First, using a semaphore as a mutex. Without ownership and priority inheritance, real-time latency can become unpredictable.

Second, using an event bit for events that must be processed one by one. Bits store current condition, not full history.

Third, sending large objects through queues. Copy cost, stack pressure, heap pressure, and full-queue policy all matter.

Fourth, holding a mutex while doing blocking I/O. The lock duration becomes unbounded.

Fifth, doing too much synchronization and business logic inside ISR. Interrupt time grows and scheduling latency suffers.

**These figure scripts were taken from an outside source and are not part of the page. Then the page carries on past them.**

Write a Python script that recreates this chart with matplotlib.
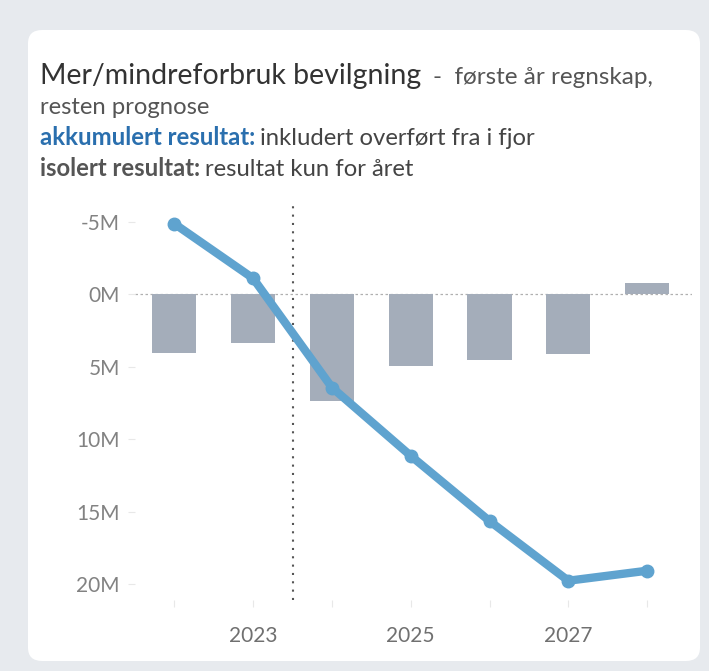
import matplotlib
matplotlib.use("Agg")
import matplotlib.pyplot as plt
from matplotlib.patches import FancyBboxPatch

years = [2022, 2023, 2024, 2025, 2026, 2027, 2028]
isolert = [4.03, 3.36, 7.36, 4.98, 4.54, 4.12, -0.76]      # millions (positive = down)
akkumulert = [-4.86, -1.09, 6.44, 11.15, 15.65, 19.77, 19.08]
ytick_vals = [-5, 0, 5, 10, 15, 20]
ytick_labels = ["-5M", "0M", "5M", "10M", "15M", "20M"]
xtick_labels = {2023: "2023", 2025: "2025", 2027: "2027"}

plt.rcParams['font.family'] = ['Lato', 'DejaVu Sans']

W, H = 709, 671
fig = plt.figure(figsize=(W / 100, H / 100), dpi=100)
fig.patch.set_facecolor('#e7eaee')

card = FancyBboxPatch((28 / W, 10 / H), 672 / W, 631 / H,
                      boxstyle="round,pad=0,rounding_size=0.02",
                      transform=fig.transFigure, facecolor='white',
                      edgecolor='none', zorder=-10)
fig.patches.append(card)

ax = fig.add_axes([135 / W, 1 - 600 / H, 557 / W, 400 / H])
ax.set_zorder(1)
ax.set_facecolor('none')

ax.bar(years, isolert, width=0.56, color='#a4adba', zorder=2)
ax.plot(years, akkumulert, color='#5fa3cf', lw=6, marker='o', ms=9,
        solid_capstyle='round', solid_joinstyle='round', zorder=3)
ax.axhline(0, color='#b0b0b0', lw=0.9, ls=(0, (2, 2)), zorder=1)
ax.axvline(2023.5, color='#555555', lw=1.5, ls=(0, (1, 3)), zorder=1)

ax.set_xlim(2021.5, 2028.57)
ax.set_ylim(21.1, -6.5)
ax.set_yticks(ytick_vals)
ax.set_yticklabels(ytick_labels)
ax.set_xticks(years)
ax.set_xticklabels([xtick_labels.get(y, "") for y in years])
for s in ax.spines.values():
    s.set_visible(False)
ax.tick_params(axis='y', length=5, color='#e8e8e8', labelsize=15,
               labelcolor='#828282', pad=6)
ax.tick_params(axis='x', length=5, color='#e8e8e8', labelsize=15,
               labelcolor='#707070', pad=14, direction='out')

# title block
fig.canvas.draw()
r = fig.canvas.get_renderer()

def put(x, y, s, **kw):
    t = fig.text(x / W, 1 - y / H, s, va='baseline', ha='left', **kw)
    bb = t.get_window_extent(renderer=r)
    return x + bb.width

x = put(40, 84, "Mer/mindreforbruk bevilgning", fontsize=20.5, color='#333333')
put(x + 12, 84, "-  første år regnskap,", fontsize=17.5, color='#555555')
put(40, 114, "resten prognose", fontsize=17.2, color='#555555')
x = put(40, 145, "akkumulert resultat:", fontsize=17.2, color='#2a6fae', fontweight='bold')
put(x + 5, 145, "inkludert overført fra i fjor", fontsize=17.2, color='#444444')
x = put(40, 176, "isolert resultat:", fontsize=17.2, color='#555555', fontweight='bold')
put(x + 5, 176, "resultat kun for året", fontsize=17.2, color='#444444')

fig.savefig("out.png", dpi=100, facecolor=fig.get_facecolor())
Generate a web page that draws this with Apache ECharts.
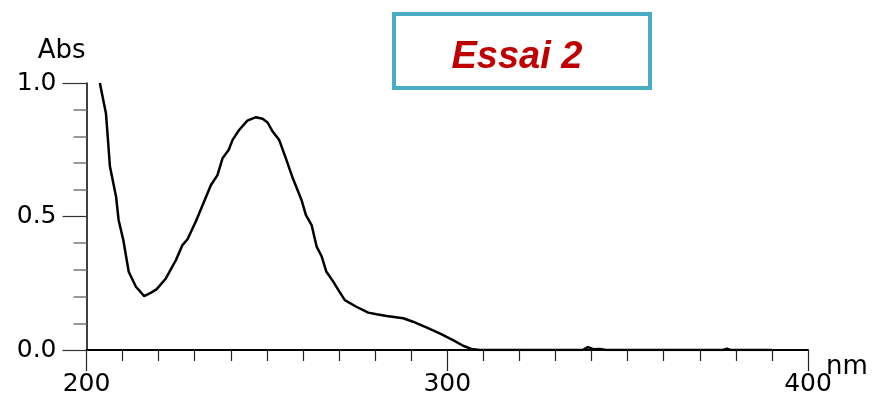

Sixth, using a global variable plus a semaphore. The semaphore wakes the task, but the shared variable may still be unprotected.

Selection Order

Ask:

Need to transfer data to another task?
-> queue

Only need to signal an event or count resources?
-> semaphore

Need to protect shared state?
-> mutex

Need to wait for a combination of conditions?
-> event group

Only need a lightweight wakeup for one fixed task?
-> task notification

Then check:

  • can it be called from ISR
  • is priority inheritance needed
  • can events be lost
  • must repeated events be handled individually
  • is data ownership clear
  • what happens on queue full or resource exhaustion
  • is there a timeout and fallback path

Synchronization primitives are not only about waiting. They express the relationships in the system.

Field Debugging Order

For RTOS stalls, lost events, or slow response, inspect:

which object the task is waiting on
-> whether it represents data, event, resource, state, or condition
-> whether the primitive is mismatched
-> whether ISR notification is correct
-> whether queues fill or signals are lost
-> whether priority inversion exists
-> whether locks are held across blocking operations
-> whether timeout and error handling exist

If a system can only be fixed by adding more semaphores, it usually means data ownership, event semantics, and shared state protection are not separated.

RTOS synchronization is not about API names. Use queues for data, semaphores for events and counts, mutexes for shared state, event groups for condition combinations, and task notifications for lightweight direct wakeups.